Le parquet attend la guérison de l'opposante transférée à l'hôpital en mai en raison de hernies discales, afin de pouvoir procéder à l'inculpation, a ajouté le magistrat, qualifiant sa maladie de « farce » et de « show politique ».

Selon lui, la victime était en conflit avec Mme Timochenko, qui s'occupait alors de la distribution du gaz russe en Ukraine et tentait de contraindre des entreprises de la région industrielle de Donetsk (est) à acheter cette matière première à sa société Systèmes Énergétiques Unis d'Ukraine (SEUU), grâce au soutien du premier ministre de l'époque, Pavlo Lazarenko.

Ce dernier est emprisonné aux États-Unis pour blanchiment d'argent depuis 1999.
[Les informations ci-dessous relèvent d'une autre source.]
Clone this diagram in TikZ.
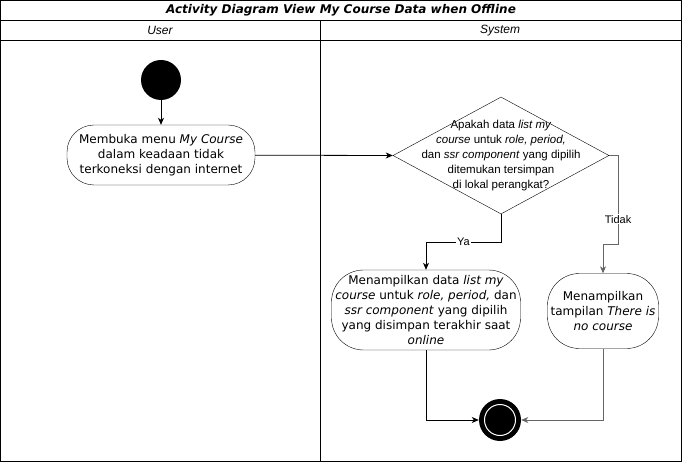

Evguen Chtcherban, un potentat de la région dont le groupe était un concurrent de la société de Mme Timochenko, s'était publiquement opposé à l'expansion de SEUU, et l'a payé de sa vie, a soutenu le procureur adjoint.

Le parti de Mme Timochenko a accusé mardi le parquet général d'« exécuter » un ordre du président Viktor Ianoukovitch en augmentant la pression sur l'opposante.

Incarcérée depuis août et condamnée en octobre à sept ans de prison, Ioulia Timochenko est jugée dans une autre affaire pour fraude fiscale et détournement de fonds, et visée par plusieurs autres enquêtes judiciaires.

Mardi, le service pénitentiaire ukrainien a par ailleurs laissé entendre que l'opposante, dont le nouveau procès a dû être ajourné à plusieurs reprises en raison de son état de santé, pourrait assister à l'audience prévue pour le 25 juin.

Le ministère de la Santé, qui avait précédemment déconseillé le transport de Mme Timochenko au tribunal, a recommandé aux autorités de « créer des conditions particulièrement confortables » pour permettre à l'opposante d'assister à l'audience, selon un communiqué du service pénitentiaire.

Les poursuites contre Mme Timochenko ont provoqué une grave crise entre l'Ukraine et l'Union européenne, cette dernière considérant ces affaires comme politiques et réclamant la libération de l'opposante, qui clame son innocence.